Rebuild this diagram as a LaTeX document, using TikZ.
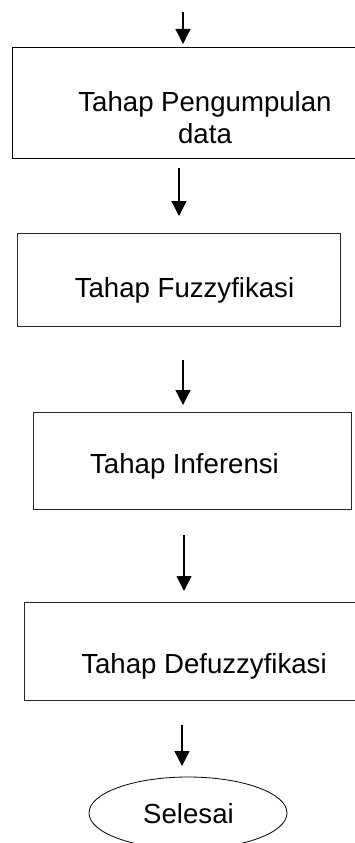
\documentclass[tikz,border=0pt]{standalone}
\usepackage{fontspec}
\setmainfont{Liberation Sans}
\usetikzlibrary{arrows.meta,shapes.geometric}

\tikzset{
  stage/.style={draw=black!85, line width=1pt, rectangle, inner sep=0pt, outer sep=0pt},
  endcap/.style={draw=black, line width=0.8pt, ellipse, inner sep=0pt, outer sep=0pt},
  caption/.style={anchor=base, inner sep=0pt, font=\fontsize{27.6}{32}\selectfont, align=center},
  flow/.style={line width=1.3pt, -{Triangle[width=15pt,length=15pt]}}
}

\begin{document}
\begin{tikzpicture}[x=1pt,y=-1pt]
  \useasboundingbox (0,0) rectangle (355,843);
  \clip (0,0) rectangle (355,843);

  % process boxes
  \node[stage, draw=black, minimum width=386pt, minimum height=110pt] (b1) at (205,103) {};
  \node[stage, minimum width=323pt, minimum height=93pt]  (b2) at (178.5,279.5) {};
  \node[stage, minimum width=318pt, minimum height=97pt]  (b3) at (192,460.5) {};
  \node[stage, minimum width=360pt, minimum height=98pt]  (b4) at (204,651) {};
  \node[endcap, minimum width=198pt, minimum height=72pt] (e5) at (188,813) {};

  % labels (base = baseline of the last line)
  \node[caption] (t1) at (205,143) {Tahap Pengumpulan\\data};
  \node[caption] (t2) at (184.5,297) {Tahap Fuzzyfikasi};
  \node[caption] (t3) at (184.5,473) {Tahap Inferensi};
  \node[caption] (t4) at (204,673) {Tahap Defuzzyfikasi};
  \node[caption] (t5) at (188.5,823) {Selesai};

  % arrow end points
  \coordinate (a0s) at (183,12);  \coordinate (a0e) at (183,44);
  \coordinate (a1s) at (179,168); \coordinate (a1e) at (179,216);
  \coordinate (a2s) at (183,360); \coordinate (a2e) at (183,405);
  \coordinate (a3s) at (184,535); \coordinate (a3e) at (184,591);
  \coordinate (a4s) at (182,725); \coordinate (a4e) at (182,766);

  % arrows
  \draw[flow] (a0s) -- (a0e);
  \draw[flow] (a1s) -- (a1e);
  \draw[flow] (a2s) -- (a2e);
  \draw[flow] (a3s) -- (a3e);
  \draw[flow] (a4s) -- (a4e);
\end{tikzpicture}
\end{document}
══════
▶ **WRITTEN EXERCISE**
Copy out the data above exactly, except the pictures.

▶ **ANSWER TO THIS EXERCISE**
Rebuild this diagram as a LaTeX document, using TikZ.
\documentclass[tikz,border=0pt]{standalone}
\usepackage{fontspec}
\setmainfont{Liberation Sans}
\usetikzlibrary{arrows.meta,shapes.geometric}

\tikzset{
  stage/.style={draw=black!85, line width=1pt, rectangle, inner sep=0pt, outer sep=0pt},
  endcap/.style={draw=black, line width=0.8pt, ellipse, inner sep=0pt, outer sep=0pt},
  caption/.style={anchor=base, inner sep=0pt, font=\fontsize{27.6}{32}\selectfont, align=center},
  flow/.style={line width=1.3pt, -{Triangle[width=15pt,length=15pt]}}
}

\begin{document}
\begin{tikzpicture}[x=1pt,y=-1pt]
  \useasboundingbox (0,0) rectangle (355,843);
  \clip (0,0) rectangle (355,843);

  % process boxes
  \node[stage, draw=black, minimum width=386pt, minimum height=110pt] (b1) at (205,103) {};
  \node[stage, minimum width=323pt, minimum height=93pt]  (b2) at (178.5,279.5) {};
  \node[stage, minimum width=318pt, minimum height=97pt]  (b3) at (192,460.5) {};
  \node[stage, minimum width=360pt, minimum height=98pt]  (b4) at (204,651) {};
  \node[endcap, minimum width=198pt, minimum height=72pt] (e5) at (188,813) {};

  % labels (base = baseline of the last line)
  \node[caption] (t1) at (205,143) {Tahap Pengumpulan\\data};
  \node[caption] (t2) at (184.5,297) {Tahap Fuzzyfikasi};
  \node[caption] (t3) at (184.5,473) {Tahap Inferensi};
  \node[caption] (t4) at (204,673) {Tahap Defuzzyfikasi};
  \node[caption] (t5) at (188.5,823) {Selesai};

  % arrow end points
  \coordinate (a0s) at (183,12);  \coordinate (a0e) at (183,44);
  \coordinate (a1s) at (179,168); \coordinate (a1e) at (179,216);
  \coordinate (a2s) at (183,360); \coordinate (a2e) at (183,405);
  \coordinate (a3s) at (184,535); \coordinate (a3e) at (184,591);
  \coordinate (a4s) at (182,725); \coordinate (a4e) at (182,766);

  % arrows
  \draw[flow] (a0s) -- (a0e);
  \draw[flow] (a1s) -- (a1e);
  \draw[flow] (a2s) -- (a2e);
  \draw[flow] (a3s) -- (a3e);
  \draw[flow] (a4s) -- (a4e);
\end{tikzpicture}
\end{document}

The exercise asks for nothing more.